Beyond what took place in Makani’s engineering workstations and fabrication shops, other developments likely also played important roles in the company’s closure. In global energy markets, the decreasing cost of existing renewable energy and abundant, economical natural gas has driven electricity prices way down, making it much harder for novel, renewable alternatives to thrive [13]. Makani reportedly had not anticipated these price trends, which made it an increasingly unattractive bet for investors [14]. And emerging competition among major companies such as General Electric, Vestas, and Siemens to build conventional but exceptionally large and powerful wind turbines with blades as long as soccer fields will further challenge AWE’s viability [15].

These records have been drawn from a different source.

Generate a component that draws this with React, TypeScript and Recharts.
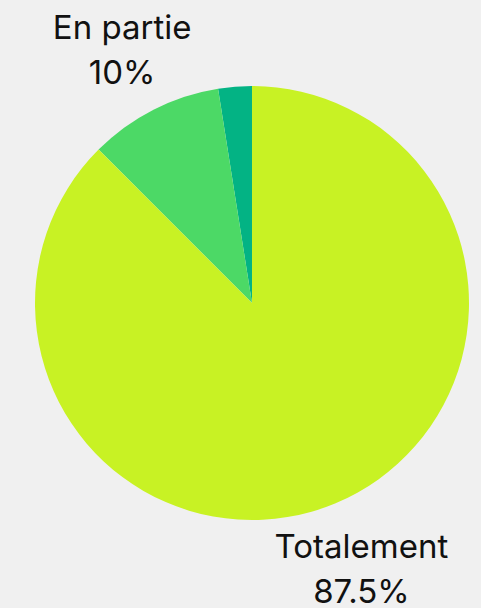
import { PieChart, Pie, Cell } from "recharts";

const names = ["Pas du tout", "En partie", "Totalement"];
const values = [2.5, 10, 87.5];
const showLabel = [false, true, true];
const colors = ["#03b384", "#4cd966", "#c8f224"];

const data = names.map((name, i) => ({ name, value: values[i] }));

const RADIAN = Math.PI / 180;

function renderLabel(props: any) {
  const { cx, cy, midAngle, outerRadius, index } = props;
  if (!showLabel[index]) return null;
  const r = outerRadius + 69;
  const x = cx + r * Math.cos(-midAngle * RADIAN);
  const y = cy + r * Math.sin(-midAngle * RADIAN);
  return (
    <text
      x={x}
      y={y}
      textAnchor="middle"
      fill="#111"
      fontSize={33}
      fontFamily="Inter, sans-serif"
    >
      <tspan x={x} y={y - 9.5}>
        {names[index]}
      </tspan>
      <tspan x={x} y={y + 35.5}>
        {values[index]}%
      </tspan>
    </text>
  );
}

export default function App() {
  return (
    <div
      style={{
        position: "absolute",
        left: 0,
        top: 0,
        width: 481,
        height: 608,
        background: "#f0f0f0",
      }}
    >
      <PieChart width={481} height={608} margin={{ top: 0, right: 0, bottom: 0, left: 0 }}>
        <Pie
          data={data}
          dataKey="value"
          nameKey="name"
          cx={252}
          cy={303}
          outerRadius={217}
          startAngle={90}
          endAngle={450}
          stroke="none"
          label={renderLabel}
          labelLine={false}
          isAnimationActive={false}
        >
          {data.map((d, i) => (
            <Cell key={d.name} fill={colors[i]} />
          ))}
        </Pie>
      </PieChart>
    </div>
  );
}
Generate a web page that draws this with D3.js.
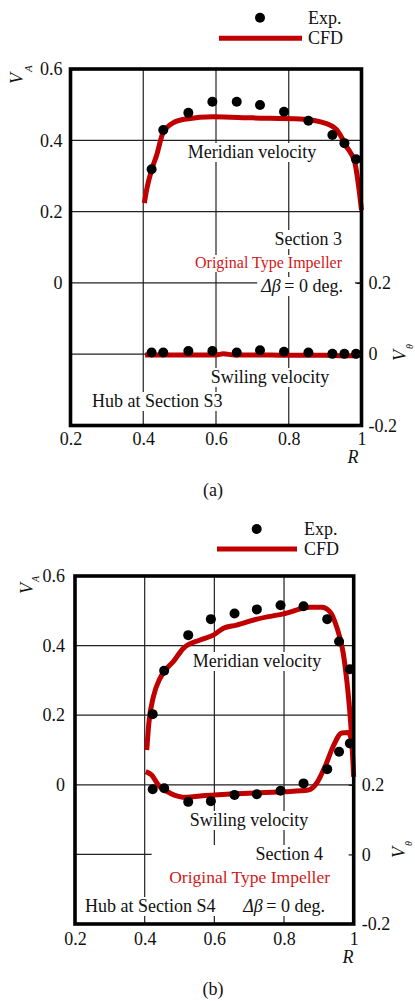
<!DOCTYPE html>
<html><head><meta charset="utf-8">
<script src="https://cdn.jsdelivr.net/npm/d3@7"></script>
<style>
body{margin:0;background:#fff}
svg{display:block}
text{font-family:"Liberation Serif","Times New Roman",serif;fill:#111}
</style>
</head><body>
<svg id="c" width="415" height="1001"></svg>
<script>
// ---------- shared ticks ----------
const rTicks  = [0.2, 0.4, 0.6, 0.8, 1];
const vaTicks = [0, 0.2, 0.4, 0.6];
const vtTicks = [-0.2, 0, 0.2];
const vaGrid  = [0, 0.2, 0.4];
const rGrid   = [0.4, 0.6, 0.8];

// ---------- panel (a) data ----------
const aExpR  = [0.423, 0.455, 0.524, 0.590, 0.657, 0.721, 0.787, 0.854, 0.920, 0.953, 0.985];
const aExpVA = [0.319, 0.429, 0.477, 0.508, 0.508, 0.499, 0.480, 0.455, 0.415, 0.392, 0.347];
const aExpVT = [0.005, 0.005, 0.009, 0.009, 0.005, 0.011, 0.007, 0.005, 0.001, 0.001, 0.001];
const aCfdR  = [0.403, 0.410, 0.423, 0.437, 0.454, 0.482, 0.519, 0.592, 0.700, 0.831, 0.904, 0.932, 0.959, 0.982, 0.991, 1.0];
const aCfdVA = [0.224, 0.265, 0.317, 0.359, 0.420, 0.449, 0.460, 0.466, 0.463, 0.460, 0.447, 0.429, 0.382, 0.336, 0.279, 0.204];
const aCfdTR = [0.405, 0.45, 0.50, 0.55, 0.60, 0.62, 0.65, 0.70, 0.80, 0.90, 0.95, 0.99];
const aCfdVT = [-0.002, -0.002, -0.002, -0.002, -0.002, 0.001, -0.002, -0.002, -0.003, -0.003, -0.004, -0.004];

// ---------- panel (b) data ----------
const bExpR  = [0.423, 0.456, 0.525, 0.590, 0.658, 0.722, 0.790, 0.856, 0.924, 0.958, 0.989];
const bExpVA = [0.203, 0.328, 0.430, 0.476, 0.492, 0.504, 0.516, 0.513, 0.476, 0.412, 0.332];
const bExpVT = [0.187, 0.190, 0.151, 0.153, 0.171, 0.173, 0.183, 0.204, 0.245, 0.295, 0.319];
const bCfdR  = [0.406, 0.412, 0.425, 0.444, 0.460, 0.482, 0.511, 0.559, 0.597, 0.626, 0.664, 0.722, 0.798, 0.875, 0.908, 0.932, 0.951, 0.970, 0.980, 0.985, 0.994, 1.0];
const bCfdVA = [0.100, 0.177, 0.253, 0.306, 0.330, 0.354, 0.392, 0.416, 0.430, 0.450, 0.459, 0.476, 0.491, 0.510, 0.510, 0.497, 0.454, 0.378, 0.301, 0.253, 0.138, 0.023];
const bCfdTR = [0.403, 0.420, 0.439, 0.473, 0.521, 0.559, 0.654, 0.798, 0.870, 0.894, 0.918, 0.941, 0.966, 0.984, 0.994];
const bCfdVT = [0.238, 0.228, 0.200, 0.176, 0.164, 0.168, 0.174, 0.180, 0.185, 0.205, 0.253, 0.310, 0.349, 0.350, 0.329];

const RED_LINE = "#c00000", RED_TEXT = "#d01818";
const FONT = '"Liberation Serif","Times New Roman",serif';
const svg = d3.select("#c");
const fmt = d => String(+(+d).toFixed(1));

function drawPanel(cfg) {
  const g = svg.append("g");
  const x  = d3.scaleLinear([0.2, 1], [cfg.left, cfg.right]);
  const yL = d3.scaleLinear([-0.4, 0.6], [cfg.bottom, cfg.top]);
  const yR = d3.scaleLinear([-0.2, 0.8], [cfg.bottom, cfg.top]);

  // grid
  const grid = g.append("g").attr("stroke", "#222").attr("stroke-width", 1.2);
  grid.selectAll("line.v").data(rGrid).join("line")
    .attr("x1", d => x(d)).attr("x2", d => x(d)).attr("y1", cfg.top).attr("y2", cfg.bottom);
  grid.selectAll("line.h").data(vaGrid).join("line")
    .attr("x1", cfg.left).attr("x2", cfg.right).attr("y1", d => yL(d)).attr("y2", d => yL(d));
  grid.append("line").attr("x1", cfg.left).attr("x2", x(0.42)).attr("y1", yR(0)).attr("y2", yR(0));

  // annotation blocks with white boxes
  cfg.blocks.forEach(block => {
    const bg = g.append("g");
    const rect = bg.append("rect").attr("fill", "#fff");
    const nodes = block.items.map(t => {
      const tx = bg.append("text").attr("x", t.x).attr("y", t.y)
        .attr("text-anchor", t.anchor || "start").attr("font-size", t.size || 18)
        .style("font-family", FONT).style("fill", t.fill || "#111");
      (t.parts || [{t: t.text}]).forEach(p => {
        tx.append("tspan").text(p.t).attr("font-style", p.italic ? "italic" : null);
      });
      return tx.node();
    });
    let x0 = Infinity, y0 = Infinity, x1 = -Infinity, y1 = -Infinity;
    nodes.forEach(n => { const b = n.getBBox(); x0 = Math.min(x0, b.x); y0 = Math.min(y0, b.y); x1 = Math.max(x1, b.x + b.width); y1 = Math.max(y1, b.y + b.height); });
    const pl = 3, pr = block.padR || 3;
    rect.attr("x", x0 - pl).attr("y", y0 + 1).attr("width", x1 - x0 + pl + pr).attr("height", y1 - y0 - 1);
  });

  // CFD lines
  const lineA = d3.line().x(d => x(d[0])).y(d => yL(d[1])).curve(d3.curveMonotoneX);
  const lineT = d3.line().x(d => x(d[0])).y(d => yR(d[1])).curve(d3.curveMonotoneX);
  g.append("path").attr("d", lineA(d3.zip(cfg.cfdR, cfg.cfdVA)))
    .attr("fill", "none").attr("stroke", RED_LINE).attr("stroke-width", 5);
  g.append("path").attr("d", lineT(d3.zip(cfg.cfdTR, cfg.cfdVT)))
    .attr("fill", "none").attr("stroke", RED_LINE).attr("stroke-width", 5);

  // Exp points
  g.append("g").selectAll("circle").data(d3.zip(cfg.expR, cfg.expVA)).join("circle")
    .attr("cx", d => x(d[0])).attr("cy", d => yL(d[1])).attr("r", 5).attr("fill", "#000");
  g.append("g").selectAll("circle").data(d3.zip(cfg.expR, cfg.expVT)).join("circle")
    .attr("cx", d => x(d[0])).attr("cy", d => yR(d[1])).attr("r", 5).attr("fill", "#000");

  // frame
  g.append("rect").attr("x", cfg.left).attr("y", cfg.top)
    .attr("width", cfg.right - cfg.left).attr("height", cfg.bottom - cfg.top)
    .attr("fill", "none").attr("stroke", "#000").attr("stroke-width", 3.6);

  // axes
  const styleAxis = sel => {
    sel.attr("font-family", FONT);
    sel.select(".domain").remove();
    sel.selectAll("text").attr("font-size", 18).style("fill", "#111").style("font-family", FONT);
    sel.selectAll("line").attr("stroke", "#111").attr("stroke-width", 1.2);
  };
  g.append("g").attr("transform", `translate(${cfg.left},0)`)
    .call(d3.axisLeft(yL).tickValues(vaTicks).tickFormat(fmt).tickSize(0).tickPadding(cfg.padL))
    .call(styleAxis);
  g.append("g").attr("transform", `translate(${cfg.right},0)`)
    .call(d3.axisRight(yR).tickValues(vtTicks).tickFormat(fmt).tickSize(-5).tickPadding(cfg.padR))
    .call(styleAxis);
  g.append("g").attr("transform", `translate(0,${cfg.bottom})`)
    .call(d3.axisBottom(x).tickValues(rTicks).tickFormat(fmt).tickSize(0).tickPadding(cfg.padB))
    .call(styleAxis);

  // axis titles
  const va = g.append("text").attr("transform", `translate(${cfg.vaX},${cfg.vaY}) rotate(-90)`)
    .attr("font-size", 18).style("font-family", FONT);
  va.append("tspan").text("V").attr("font-style", "italic");
  va.append("tspan").text("A").attr("font-style", "italic").attr("font-size", cfg.subSize).attr("dy", cfg.subDy).attr("dx", 1);

  const vt = g.append("text").attr("transform", `translate(${cfg.vtX},${cfg.vtY}) rotate(-90)`)
    .attr("font-size", 18).style("font-family", FONT);
  vt.append("tspan").text("V").attr("font-style", "italic");
  vt.append("tspan").text("θ").attr("font-style", "italic").attr("font-size", 10).attr("dy", 6.5).attr("dx", 1);

  g.append("text").attr("x", cfg.right - cfg.rOff).attr("y", cfg.bottom + cfg.rDy).style("font-family", FONT)
    .attr("text-anchor", "middle").attr("font-size", 18).attr("font-style", "italic").text("R");
  g.append("text").attr("x", 213).attr("y", cfg.bottom + cfg.capDy).style("font-family", FONT)
    .attr("text-anchor", "middle").attr("font-size", 18).text(cfg.caption);

  // legend
  const L = cfg.legend;
  g.append("circle").attr("cx", L.dotX).attr("cy", L.dotY).attr("r", 5).attr("fill", "#000");
  g.append("text").attr("x", L.textX).attr("y", L.expY).attr("font-size", 18).style("font-family", FONT).text("Exp.");
  g.append("line").attr("x1", L.lx1).attr("x2", L.lx2).attr("y1", L.ly).attr("y2", L.ly)
    .attr("stroke", RED_LINE).attr("stroke-width", 5);
  g.append("text").attr("x", L.textX).attr("y", L.cfdY).attr("font-size", 18).style("font-family", FONT).text("CFD");
}

const dbParts = [{t: "Δβ", italic: true}, {t: "\u2009= 0 deg."}];

drawPanel({
  left: 70.5, right: 361.5, top: 69, bottom: 425.5,
  padL: 8, padR: 7, padB: 7,
  expR: aExpR, expVA: aExpVA, expVT: aExpVT,
  cfdR: aCfdR, cfdVA: aCfdVA, cfdTR: aCfdTR, cfdVT: aCfdVT,
  vaX: 23, vaY: 84, subSize: 11, subDy: 8.5, vtX: 406, vtY: 361,
  rOff: 8.5, rDy: 37.5, capDy: 70, caption: "(a)",
  legend: {dotX: 260, dotY: 17.7, textX: 308, expY: 23.5, lx1: 219, lx2: 302, ly: 38.3, cfdY: 44},
  blocks: [
    {items: [{text: "Meridian velocity", x: 252, y: 158, anchor: "middle"}]},
    {items: [{text: "Section 3", x: 342, y: 245, anchor: "end"}]},
    {items: [{text: "Original Type Impeller", x: 342, y: 268, anchor: "end", size: 16, fill: RED_TEXT}]},
    {items: [{parts: dbParts, x: 343, y: 292, anchor: "end"}], padR: 12},
    {items: [{text: "Swiling velocity", x: 270, y: 383, anchor: "middle"}]},
    {items: [{text: "Hub at Section S3", x: 92, y: 407, anchor: "start"}]}
  ]
});

drawPanel({
  left: 75, right: 353.7, top: 576, bottom: 924,
  padL: 10, padR: 8, padB: 8,
  expR: bExpR, expVA: bExpVA, expVT: bExpVT,
  cfdR: bCfdR, cfdVA: bCfdVA, cfdTR: bCfdTR, cfdVT: bCfdVT,
  vaX: 33, vaY: 594, subSize: 10, subDy: 6, vtX: 405, vtY: 858,
  rOff: 5.7, rDy: 39, capDy: 71, caption: "(b)",
  legend: {dotX: 256.7, dotY: 529, textX: 304, expY: 535, lx1: 217, lx2: 297, ly: 549, cfdY: 554.5},
  blocks: [
    {items: [{text: "Meridian velocity", x: 257, y: 667, anchor: "middle"}]},
    {items: [{text: "Swiling velocity", x: 249, y: 826, anchor: "middle"}]},
    {items: [{text: "Section 4", x: 323, y: 860, anchor: "end"},
     {text: "Original Type Impeller", x: 330, y: 883, anchor: "end", size: 17.5, fill: RED_TEXT},
     {parts: dbParts, x: 325, y: 912, anchor: "end"}]},
    {items: [{text: "Hub at Section S4", x: 85, y: 912, anchor: "start"}]}
  ]
});
</script>
</body></html>
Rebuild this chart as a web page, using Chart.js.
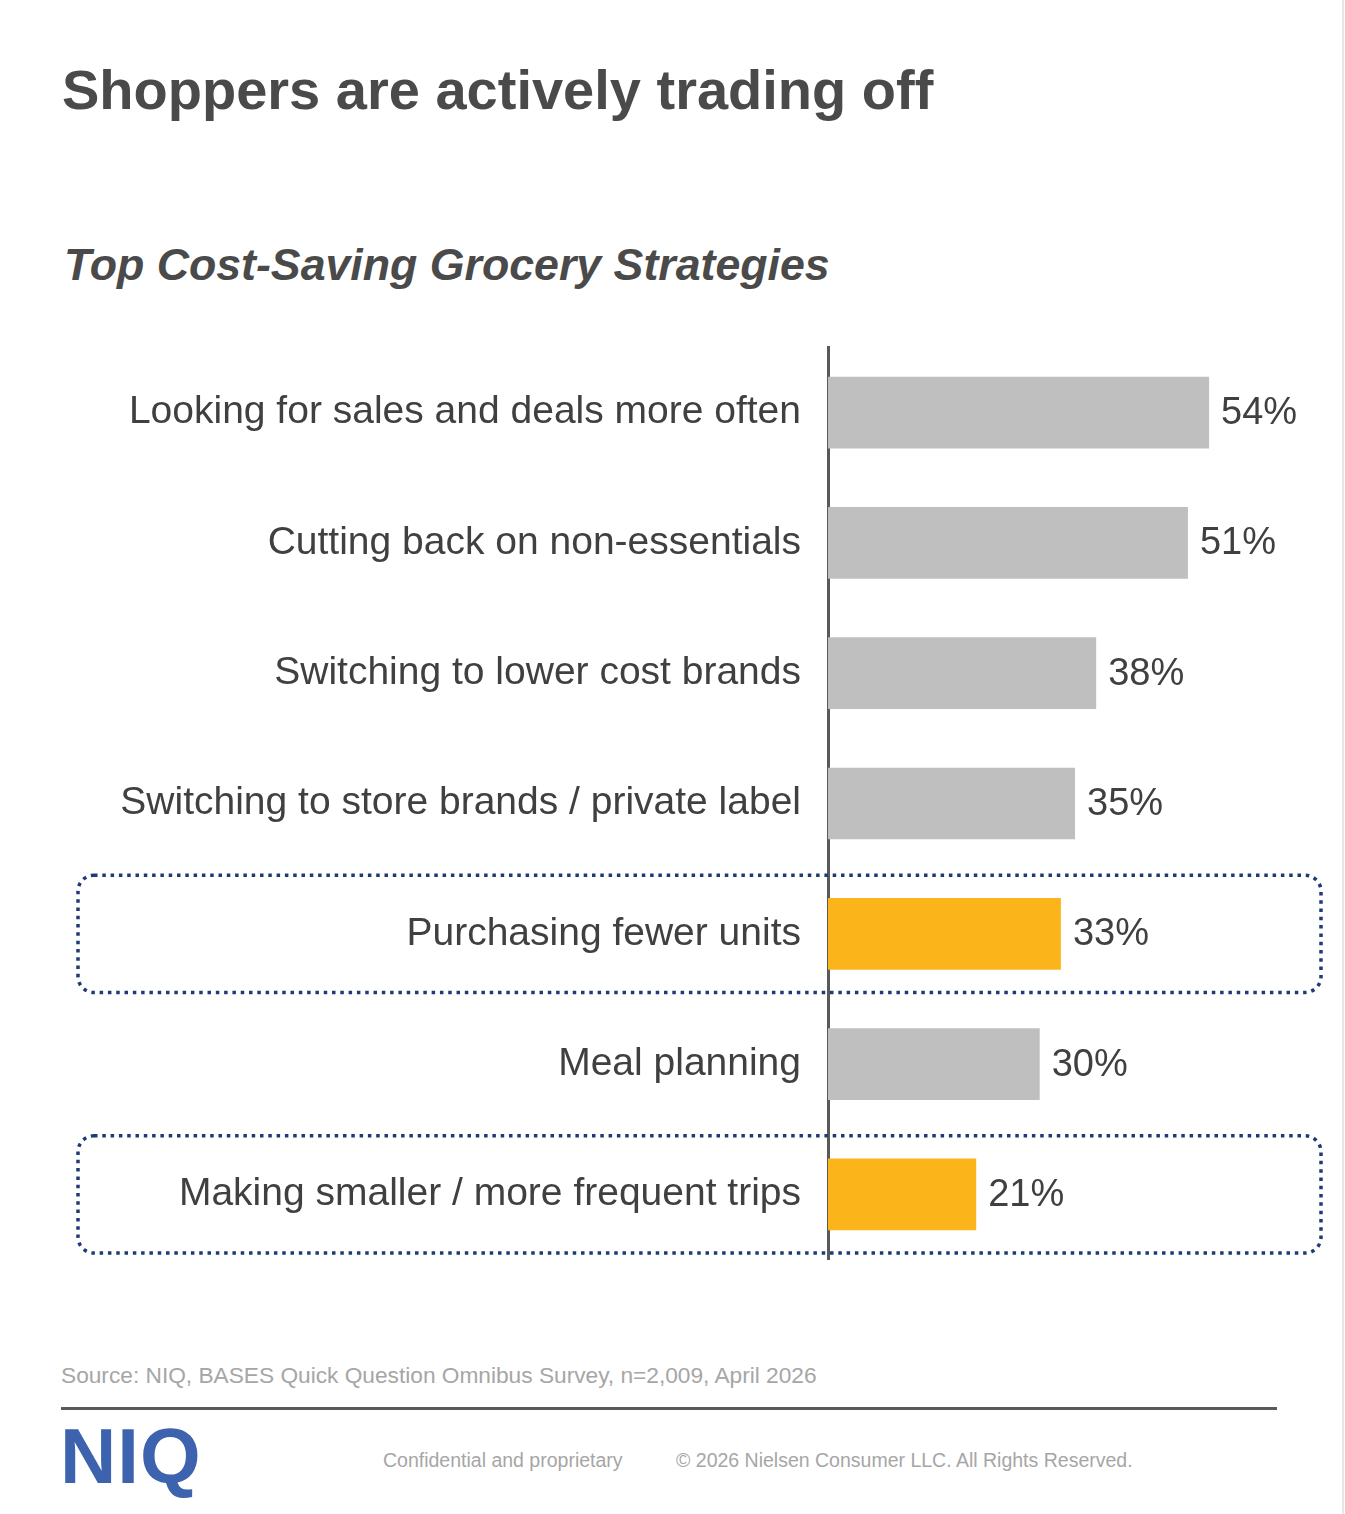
<!DOCTYPE html>
<html lang="en">
<head>
<meta charset="UTF-8">
<title>Top Cost-Saving Grocery Strategies</title>
<script src="https://cdn.jsdelivr.net/npm/chart.js"></script>
<style>
    html, body { margin: 0; padding: 0; background: #fff; }
    body { width: 1345px; height: 1514px; position: relative; overflow: hidden; font-family: "Liberation Sans", Arial, sans-serif; }
    .titulo { position: absolute; left: 62px; top: 57px; margin: 0; font-size: 56px; font-weight: bold; color: #4a4a4a; }
    .subtitulo { position: absolute; left: 64px; top: 240px; margin: 0; font-size: 44.7px; font-weight: bold; font-style: italic; color: #4a4a4a; }
    .grafico { position: absolute; left: 0; top: 297px; width: 1345px; height: 1013px; }
    .fonte { position: absolute; left: 61px; top: 1362px; font-size: 22.7px; color: #a6a6a6; }
    .linha { position: absolute; left: 61px; top: 1407px; width: 1216px; height: 3px; background: #595959; }
    .logo { position: absolute; left: 60px; top: 1411px; font-size: 78px; font-weight: bold; color: #3d62ae; letter-spacing: 1px; }
    .rodape { position: absolute; top: 1449px; font-size: 19.5px; color: #a6a6a6; }
    .borda { position: absolute; left: 1342px; top: 0; width: 2px; height: 1514px; background: #e6e6e6; }
</style>
</head>
<body>
    <h1 class="titulo">Shoppers are actively trading off</h1>
    <h2 class="subtitulo">Top Cost-Saving Grocery Strategies</h2>

    <div class="grafico">
        <canvas id="myChart"></canvas>
    </div>

    <div class="fonte">Source: NIQ, BASES Quick Question Omnibus Survey, n=2,009, April 2026</div>
    <div class="linha"></div>
    <div class="logo">NIQ</div>
    <div class="rodape" style="left: 383px;">Confidential and proprietary</div>
    <div class="rodape" style="left: 676px;">&copy; 2026 Nielsen Consumer LLC. All Rights Reserved.</div>
    <div class="borda"></div>

<script>
    // dados do grafico
    const estrategias = [
        'Looking for sales and deals more often',
        'Cutting back on non-essentials',
        'Switching to lower cost brands',
        'Switching to store brands / private label',
        'Purchasing fewer units',
        'Meal planning',
        'Making smaller / more frequent trips'
    ];
    const percentuais = [54, 51, 38, 35, 33, 30, 21];
    const destaques = [false, false, false, false, true, false, true];

    const cinza = '#bfbfbf';
    const amarelo = '#fbb41a';
    const azul = '#1f3a75';

    const cores = destaques.map(d => d ? amarelo : cinza);

    // caixas pontilhadas em volta das linhas destacadas
    const caixas = {
        id: 'caixas',
        beforeDatasetsDraw(chart) {
            const ctx = chart.ctx;
            const y = chart.scales.y;
            const passo = y.getPixelForValue(1) - y.getPixelForValue(0);
            ctx.save();
            ctx.strokeStyle = azul;
            ctx.lineWidth = 3.5;
            ctx.setLineDash([3.5, 4.8]);
            destaques.forEach((d, i) => {
                if (!d) return;
                const meio = y.getPixelForValue(i);
                const topo = meio - passo * 0.45;
                const alt = passo * 0.9;
                ctx.beginPath();
                ctx.roundRect(78, topo, 1243, alt, 16);
                ctx.stroke();
            });
            ctx.restore();
        }
    };

    // rotulos de porcentagem no fim das barras
    const rotulos = {
        id: 'rotulos',
        afterDatasetsDraw(chart) {
            const ctx = chart.ctx;
            const meta = chart.getDatasetMeta(0);
            ctx.save();
            ctx.font = '38px "Liberation Sans", Arial, sans-serif';
            ctx.fillStyle = '#404040';
            ctx.textAlign = 'left';
            ctx.textBaseline = 'middle';
            meta.data.forEach((barra, i) => {
                ctx.fillText(percentuais[i] + '%', barra.x + 12, barra.y + 1);
            });
            ctx.restore();
        }
    };

    const data = {
        labels: estrategias,
        datasets: [{
            data: percentuais,
            backgroundColor: cores,
            borderWidth: 0,
            categoryPercentage: 1,
            barPercentage: 0.55
        }]
    };

    const config = {
        type: 'bar',
        data: data,
        options: {
            indexAxis: 'y',
            responsive: true,
            maintainAspectRatio: false,
            animation: false,
            layout: { padding: { top: 15, bottom: 20, left: 0, right: 23 } },
            plugins: {
                legend: { display: false },
                tooltip: { enabled: false }
            },
            scales: {
                x: {
                    display: false,
                    min: 0,
                    max: 70
                },
                y: {
                    afterFit(scale) { scale.width = 828; },
                    grid: { display: false, drawTicks: false },
                    border: { display: true, color: '#595959', width: 3 },
                    ticks: {
                        padding: 27,
                        color: '#404040',
                        font: { family: '"Liberation Sans", Arial, sans-serif', size: 39 }
                    }
                }
            }
        },
        plugins: [caixas, rotulos]
    };

    const myChart = new Chart(document.getElementById('myChart'), config);
</script>
</body>
</html>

Makani was also apparently a special interest of Google founders Larry Page and Sergey Brin—the latter considered especially fond of the pioneering AWE firm—but both stepped down from day-to-day management in late 2019 [16]. This change, it has been suggested, made Makani susceptible to concerns about high losses incurred by Alphabet subsidiaries not directly tied to Google’s highly profitable core businesses, such as internet search and advertising [17].